STATED GOAL -> Extract all records. Keep each one exact.

** begin MATERIAL SUPPLIED **

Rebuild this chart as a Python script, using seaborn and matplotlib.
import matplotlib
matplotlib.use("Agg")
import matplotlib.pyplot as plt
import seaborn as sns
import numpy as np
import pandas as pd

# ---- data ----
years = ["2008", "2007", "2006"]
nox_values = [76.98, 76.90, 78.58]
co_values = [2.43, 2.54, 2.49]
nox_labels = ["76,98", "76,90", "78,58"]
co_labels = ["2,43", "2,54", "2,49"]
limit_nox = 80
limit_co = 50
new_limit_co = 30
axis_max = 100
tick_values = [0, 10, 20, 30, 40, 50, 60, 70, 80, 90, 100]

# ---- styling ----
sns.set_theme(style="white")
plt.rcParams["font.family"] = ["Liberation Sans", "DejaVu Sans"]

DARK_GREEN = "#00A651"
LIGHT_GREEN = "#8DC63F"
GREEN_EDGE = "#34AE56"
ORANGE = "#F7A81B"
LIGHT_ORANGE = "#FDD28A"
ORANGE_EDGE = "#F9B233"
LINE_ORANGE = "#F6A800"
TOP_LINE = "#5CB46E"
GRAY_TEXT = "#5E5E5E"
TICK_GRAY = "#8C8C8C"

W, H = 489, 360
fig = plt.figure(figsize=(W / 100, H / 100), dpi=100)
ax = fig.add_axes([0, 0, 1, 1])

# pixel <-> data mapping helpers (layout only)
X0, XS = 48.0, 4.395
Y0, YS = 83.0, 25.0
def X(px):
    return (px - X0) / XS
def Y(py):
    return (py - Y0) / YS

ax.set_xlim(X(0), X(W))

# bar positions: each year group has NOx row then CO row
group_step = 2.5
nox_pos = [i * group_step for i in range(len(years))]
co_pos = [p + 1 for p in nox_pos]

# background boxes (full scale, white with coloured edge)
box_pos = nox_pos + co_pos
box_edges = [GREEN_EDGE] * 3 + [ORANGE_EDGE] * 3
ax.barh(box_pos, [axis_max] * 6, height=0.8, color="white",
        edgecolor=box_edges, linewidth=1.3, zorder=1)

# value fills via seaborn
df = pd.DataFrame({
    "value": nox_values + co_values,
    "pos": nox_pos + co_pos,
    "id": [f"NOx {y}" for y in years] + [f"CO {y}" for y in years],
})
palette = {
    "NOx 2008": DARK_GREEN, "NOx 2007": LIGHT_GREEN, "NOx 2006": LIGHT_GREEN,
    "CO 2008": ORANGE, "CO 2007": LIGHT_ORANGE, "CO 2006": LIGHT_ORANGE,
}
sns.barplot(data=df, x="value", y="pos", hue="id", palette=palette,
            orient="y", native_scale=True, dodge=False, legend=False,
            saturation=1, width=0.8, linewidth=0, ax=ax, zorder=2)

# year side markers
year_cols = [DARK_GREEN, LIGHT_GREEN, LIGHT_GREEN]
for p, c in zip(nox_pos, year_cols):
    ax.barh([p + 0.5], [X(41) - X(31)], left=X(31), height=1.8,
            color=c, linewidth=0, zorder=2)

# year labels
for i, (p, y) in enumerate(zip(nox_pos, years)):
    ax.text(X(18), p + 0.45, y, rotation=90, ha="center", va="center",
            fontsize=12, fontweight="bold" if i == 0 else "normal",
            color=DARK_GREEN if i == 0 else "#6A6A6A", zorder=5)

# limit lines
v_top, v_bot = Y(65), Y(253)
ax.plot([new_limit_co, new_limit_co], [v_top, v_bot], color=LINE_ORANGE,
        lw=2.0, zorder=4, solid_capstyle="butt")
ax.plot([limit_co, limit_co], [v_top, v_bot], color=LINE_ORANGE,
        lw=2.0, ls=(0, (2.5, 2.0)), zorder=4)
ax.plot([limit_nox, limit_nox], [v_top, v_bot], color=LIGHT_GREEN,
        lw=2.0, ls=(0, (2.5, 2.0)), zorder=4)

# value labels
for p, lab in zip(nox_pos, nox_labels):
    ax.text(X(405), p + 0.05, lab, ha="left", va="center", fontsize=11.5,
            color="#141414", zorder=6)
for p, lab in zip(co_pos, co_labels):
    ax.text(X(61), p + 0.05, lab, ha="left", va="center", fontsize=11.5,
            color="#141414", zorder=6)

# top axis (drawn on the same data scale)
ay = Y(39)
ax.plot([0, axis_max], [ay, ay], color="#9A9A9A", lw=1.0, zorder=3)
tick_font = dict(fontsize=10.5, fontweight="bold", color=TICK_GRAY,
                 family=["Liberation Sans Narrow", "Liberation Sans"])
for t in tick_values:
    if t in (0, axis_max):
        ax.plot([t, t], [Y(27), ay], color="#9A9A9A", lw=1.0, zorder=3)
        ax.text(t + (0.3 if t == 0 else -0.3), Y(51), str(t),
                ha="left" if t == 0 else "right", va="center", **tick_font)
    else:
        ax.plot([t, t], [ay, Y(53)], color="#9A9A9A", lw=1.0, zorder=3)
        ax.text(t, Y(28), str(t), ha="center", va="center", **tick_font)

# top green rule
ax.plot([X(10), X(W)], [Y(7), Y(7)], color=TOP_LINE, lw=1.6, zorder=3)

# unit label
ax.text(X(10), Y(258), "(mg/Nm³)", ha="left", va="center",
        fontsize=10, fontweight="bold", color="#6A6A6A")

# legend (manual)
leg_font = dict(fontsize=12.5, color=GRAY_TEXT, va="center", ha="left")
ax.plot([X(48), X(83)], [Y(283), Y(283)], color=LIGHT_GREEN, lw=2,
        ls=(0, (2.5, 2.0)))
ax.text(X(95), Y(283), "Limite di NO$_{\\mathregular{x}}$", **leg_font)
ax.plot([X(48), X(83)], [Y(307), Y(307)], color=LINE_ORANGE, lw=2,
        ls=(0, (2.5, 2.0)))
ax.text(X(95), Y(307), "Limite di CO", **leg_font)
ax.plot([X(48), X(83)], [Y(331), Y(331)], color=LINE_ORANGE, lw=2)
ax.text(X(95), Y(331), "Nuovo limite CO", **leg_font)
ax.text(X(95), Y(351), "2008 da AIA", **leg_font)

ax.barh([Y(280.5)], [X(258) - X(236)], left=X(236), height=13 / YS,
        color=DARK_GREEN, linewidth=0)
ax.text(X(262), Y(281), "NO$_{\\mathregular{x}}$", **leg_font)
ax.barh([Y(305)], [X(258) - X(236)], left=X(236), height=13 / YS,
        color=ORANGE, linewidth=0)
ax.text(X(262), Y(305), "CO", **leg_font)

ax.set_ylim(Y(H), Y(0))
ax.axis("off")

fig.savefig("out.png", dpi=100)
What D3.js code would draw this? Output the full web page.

** end MATERIAL SUPPLIED **

SOLUTION FOR THIS EXERCISE ->
Rebuild this chart as a Python script, using seaborn and matplotlib.
import matplotlib
matplotlib.use("Agg")
import matplotlib.pyplot as plt
import seaborn as sns
import numpy as np
import pandas as pd

# ---- data ----
years = ["2008", "2007", "2006"]
nox_values = [76.98, 76.90, 78.58]
co_values = [2.43, 2.54, 2.49]
nox_labels = ["76,98", "76,90", "78,58"]
co_labels = ["2,43", "2,54", "2,49"]
limit_nox = 80
limit_co = 50
new_limit_co = 30
axis_max = 100
tick_values = [0, 10, 20, 30, 40, 50, 60, 70, 80, 90, 100]

# ---- styling ----
sns.set_theme(style="white")
plt.rcParams["font.family"] = ["Liberation Sans", "DejaVu Sans"]

DARK_GREEN = "#00A651"
LIGHT_GREEN = "#8DC63F"
GREEN_EDGE = "#34AE56"
ORANGE = "#F7A81B"
LIGHT_ORANGE = "#FDD28A"
ORANGE_EDGE = "#F9B233"
LINE_ORANGE = "#F6A800"
TOP_LINE = "#5CB46E"
GRAY_TEXT = "#5E5E5E"
TICK_GRAY = "#8C8C8C"

W, H = 489, 360
fig = plt.figure(figsize=(W / 100, H / 100), dpi=100)
ax = fig.add_axes([0, 0, 1, 1])

# pixel <-> data mapping helpers (layout only)
X0, XS = 48.0, 4.395
Y0, YS = 83.0, 25.0
def X(px):
    return (px - X0) / XS
def Y(py):
    return (py - Y0) / YS

ax.set_xlim(X(0), X(W))

# bar positions: each year group has NOx row then CO row
group_step = 2.5
nox_pos = [i * group_step for i in range(len(years))]
co_pos = [p + 1 for p in nox_pos]

# background boxes (full scale, white with coloured edge)
box_pos = nox_pos + co_pos
box_edges = [GREEN_EDGE] * 3 + [ORANGE_EDGE] * 3
ax.barh(box_pos, [axis_max] * 6, height=0.8, color="white",
        edgecolor=box_edges, linewidth=1.3, zorder=1)

# value fills via seaborn
df = pd.DataFrame({
    "value": nox_values + co_values,
    "pos": nox_pos + co_pos,
    "id": [f"NOx {y}" for y in years] + [f"CO {y}" for y in years],
})
palette = {
    "NOx 2008": DARK_GREEN, "NOx 2007": LIGHT_GREEN, "NOx 2006": LIGHT_GREEN,
    "CO 2008": ORANGE, "CO 2007": LIGHT_ORANGE, "CO 2006": LIGHT_ORANGE,
}
sns.barplot(data=df, x="value", y="pos", hue="id", palette=palette,
            orient="y", native_scale=True, dodge=False, legend=False,
            saturation=1, width=0.8, linewidth=0, ax=ax, zorder=2)

# year side markers
year_cols = [DARK_GREEN, LIGHT_GREEN, LIGHT_GREEN]
for p, c in zip(nox_pos, year_cols):
    ax.barh([p + 0.5], [X(41) - X(31)], left=X(31), height=1.8,
            color=c, linewidth=0, zorder=2)

# year labels
for i, (p, y) in enumerate(zip(nox_pos, years)):
    ax.text(X(18), p + 0.45, y, rotation=90, ha="center", va="center",
            fontsize=12, fontweight="bold" if i == 0 else "normal",
            color=DARK_GREEN if i == 0 else "#6A6A6A", zorder=5)

# limit lines
v_top, v_bot = Y(65), Y(253)
ax.plot([new_limit_co, new_limit_co], [v_top, v_bot], color=LINE_ORANGE,
        lw=2.0, zorder=4, solid_capstyle="butt")
ax.plot([limit_co, limit_co], [v_top, v_bot], color=LINE_ORANGE,
        lw=2.0, ls=(0, (2.5, 2.0)), zorder=4)
ax.plot([limit_nox, limit_nox], [v_top, v_bot], color=LIGHT_GREEN,
        lw=2.0, ls=(0, (2.5, 2.0)), zorder=4)

# value labels
for p, lab in zip(nox_pos, nox_labels):
    ax.text(X(405), p + 0.05, lab, ha="left", va="center", fontsize=11.5,
            color="#141414", zorder=6)
for p, lab in zip(co_pos, co_labels):
    ax.text(X(61), p + 0.05, lab, ha="left", va="center", fontsize=11.5,
            color="#141414", zorder=6)

# top axis (drawn on the same data scale)
ay = Y(39)
ax.plot([0, axis_max], [ay, ay], color="#9A9A9A", lw=1.0, zorder=3)
tick_font = dict(fontsize=10.5, fontweight="bold", color=TICK_GRAY,
                 family=["Liberation Sans Narrow", "Liberation Sans"])
for t in tick_values:
    if t in (0, axis_max):
        ax.plot([t, t], [Y(27), ay], color="#9A9A9A", lw=1.0, zorder=3)
        ax.text(t + (0.3 if t == 0 else -0.3), Y(51), str(t),
                ha="left" if t == 0 else "right", va="center", **tick_font)
    else:
        ax.plot([t, t], [ay, Y(53)], color="#9A9A9A", lw=1.0, zorder=3)
        ax.text(t, Y(28), str(t), ha="center", va="center", **tick_font)

# top green rule
ax.plot([X(10), X(W)], [Y(7), Y(7)], color=TOP_LINE, lw=1.6, zorder=3)

# unit label
ax.text(X(10), Y(258), "(mg/Nm³)", ha="left", va="center",
        fontsize=10, fontweight="bold", color="#6A6A6A")

# legend (manual)
leg_font = dict(fontsize=12.5, color=GRAY_TEXT, va="center", ha="left")
ax.plot([X(48), X(83)], [Y(283), Y(283)], color=LIGHT_GREEN, lw=2,
        ls=(0, (2.5, 2.0)))
ax.text(X(95), Y(283), "Limite di NO$_{\\mathregular{x}}$", **leg_font)
ax.plot([X(48), X(83)], [Y(307), Y(307)], color=LINE_ORANGE, lw=2,
        ls=(0, (2.5, 2.0)))
ax.text(X(95), Y(307), "Limite di CO", **leg_font)
ax.plot([X(48), X(83)], [Y(331), Y(331)], color=LINE_ORANGE, lw=2)
ax.text(X(95), Y(331), "Nuovo limite CO", **leg_font)
ax.text(X(95), Y(351), "2008 da AIA", **leg_font)

ax.barh([Y(280.5)], [X(258) - X(236)], left=X(236), height=13 / YS,
        color=DARK_GREEN, linewidth=0)
ax.text(X(262), Y(281), "NO$_{\\mathregular{x}}$", **leg_font)
ax.barh([Y(305)], [X(258) - X(236)], left=X(236), height=13 / YS,
        color=ORANGE, linewidth=0)
ax.text(X(262), Y(305), "CO", **leg_font)

ax.set_ylim(Y(H), Y(0))
ax.axis("off")

fig.savefig("out.png", dpi=100)
What D3.js code would draw this? Output the full web page.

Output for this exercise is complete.